Crisp was involved in the nautical trades of tea, textiles, liquor, dried fish, and anything else.
His trade was not always legal, but he had contacts worldwide and seems to have been energetic in
his business dealings. His trade, however, did not go well due to global problems well above his
capacity to predict or manage. He declared bankruptcy in 1767, moved with Elizabeth to India where
he worked in the East India Company, but also failed there. The travels of the couple had worn
them down; Colley writes that the fissures in the marriage were "due to the way in which she and he
were repeatedly driven and chose to travel very large distances on land and sea." She had left him,
traveling ostensibly for her health, but in the company of an unmarried man, touring down the Indian
eastern seaboard. She outlived her husband by six years, dying of breast cancer after a mastectomy
at only age 49.
There are few details and anecdotes to make Mr. and Mrs. Crisp fully
rounded characters, but they are within these pages mere sport for larger historical and economic
events. They are battered by wars between England and France, and then England and America,
although neither of them saw a shot fired in either conflict. The opening up of world markets, the
changes in the slave trade, the conversion from agriculture to industry, and other revolutions all
affected the couple. Colley's book succeeds in showing how these huge, sweeping forces affected a
woman who could not have understood them and could have done nothing even if she had.
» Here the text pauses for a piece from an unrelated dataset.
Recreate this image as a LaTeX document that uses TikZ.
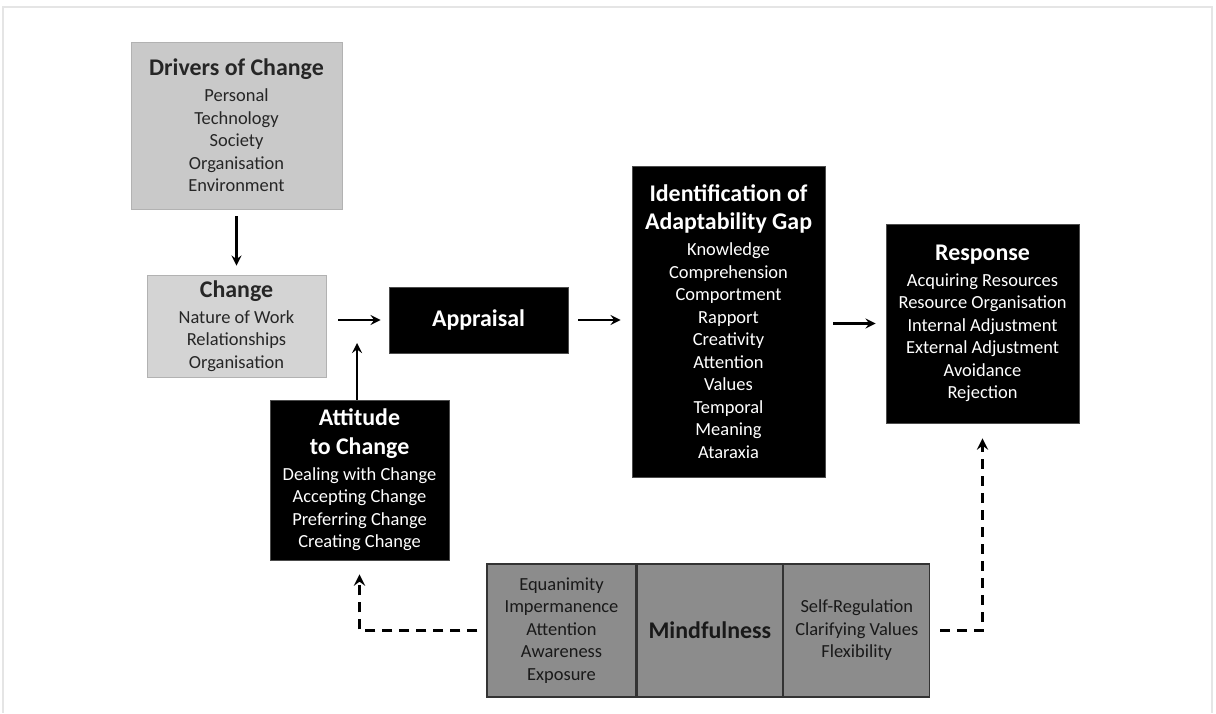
\documentclass[tikz,border=0pt]{standalone}
\usepackage{fontspec}
\setmainfont{Carlito}
\usetikzlibrary{positioning}
\newcommand\boxtitle[1]{{\fontsize{13.6}{15}\selectfont\bfseries #1}}
\begin{document}
\begin{tikzpicture}[x=0.02cm, y=-0.02cm, >=stealth, line width=1.5pt,
  font=\fontsize{10.5}{12.8}\selectfont,
  lightbox/.style={draw=black!30, line width=0.5pt, fill=black!21, text=black!85, align=center, inner sep=0pt},
  darkbox/.style={draw=black!70, line width=0.5pt, fill=black, text=white, align=center, inner sep=0pt},
  midbox/.style={draw=black!80, line width=0.8pt, fill=black!45, text=black!90, align=center, inner sep=0pt, minimum height=2.66cm},
  dashlink/.style={->, line width=1.8pt, dash pattern=on 0.2cm off 0.14cm}]
  \useasboundingbox (0,0) rectangle (1216,713);
  \draw[black!10, line width=0.6pt] (3,713) -- (3,7) -- (1212,7) -- (1212,713);

  \node[lightbox, minimum width=4.22cm, minimum height=3.34cm] (drivers) at (236.5,125.5)
    {\boxtitle{Drivers of Change}\\[2pt] Personal\\ Technology\\ Society\\ Organisation\\ Environment};
  \node[lightbox, fill=black!17, minimum width=3.58cm, minimum height=2.04cm] (change) at (236.5,326)
    {\boxtitle{Change}\\[2pt] Nature of Work\\ Relationships\\ Organisation};
  \node[darkbox, minimum width=3.58cm, minimum height=1.32cm] (appr) at (478.5,320) {\boxtitle{Appraisal}};
  \node[darkbox, minimum width=3.58cm, minimum height=3.2cm] (att) at (359.5,480)
    {\boxtitle{Attitude}\\[3.5pt] \boxtitle{to Change}\\[2pt] Dealing with Change\\ Accepting Change\\ Preferring Change\\ Creating Change};
  \node[darkbox, minimum width=3.86cm, minimum height=6.22cm] (ident) at (728.5,321.5)
    {\boxtitle{Identification of}\\[3.5pt] \boxtitle{Adaptability Gap}\\[2pt] Knowledge\\ Comprehension\\ Comportment\\ Rapport\\ Creativity\\ Attention\\ Values\\ Temporal\\ Meaning\\ Ataraxia};
  \node[darkbox, minimum width=3.86cm, minimum height=3.98cm] (resp) at (982.5,323.5)
    {\boxtitle{Response}\\[2pt] Acquiring Resources\\ Resource Organisation\\ Internal Adjustment\\ External Adjustment\\ Avoidance\\ Rejection};

  % mindfulness bar
  \node[midbox, minimum width=2.98cm] (mindL) at (561.5,630.5)
    {Equanimity\\ Impermanence\\ Attention\\ Awareness\\ Exposure};
  \node[midbox, minimum width=2.9cm, right=0pt of mindL] (mindC) {\boxtitle{Mindfulness}};
  \node[midbox, minimum width=2.92cm, right=0pt of mindC] (mindR)
    {Self-Regulation\\ Clarifying Values\\ Flexibility};

  \coordinate (attin) at (357,343);
  \draw[->, shorten <=0.14cm, shorten >=0.18cm] (drivers) -- (change);
  \draw[->, shorten <=0.24cm, shorten >=0.16cm] (change.east |- appr.west) -- (appr.west);
  \draw[->] (attin |- att.north) -- (attin);
  \draw[->, shorten <=0.2cm, shorten >=0.22cm] (appr.east) -- (ident.west |- appr.east);
  \draw[->, shorten <=0.16cm, shorten >=0.2cm] (ident.east |- resp.west) -- (resp.west);
  \draw[dashlink, shorten <=0.18cm, shorten >=0.28cm] (mindL.west) -| (att.south);
  \draw[dashlink, shorten <=0.2cm, shorten >=0.3cm] (mindR.east) -| (resp.south);
\end{tikzpicture}
\end{document}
Globalization
meant, as Colley writes, that "the world was both widening and shrinking" and thus the lives of
Elizabeth Marsh and many of the others detailed here were "twisted out of customary moulds in the
process". Colley intelligently, but unforcefully, reminds us many times in these pages that we are
in the midst of new and even more powerful globalization forces, and Elizabeth Marsh's "shock and
wonder, entrapment and new opportunities, remain eloquent and recognizable."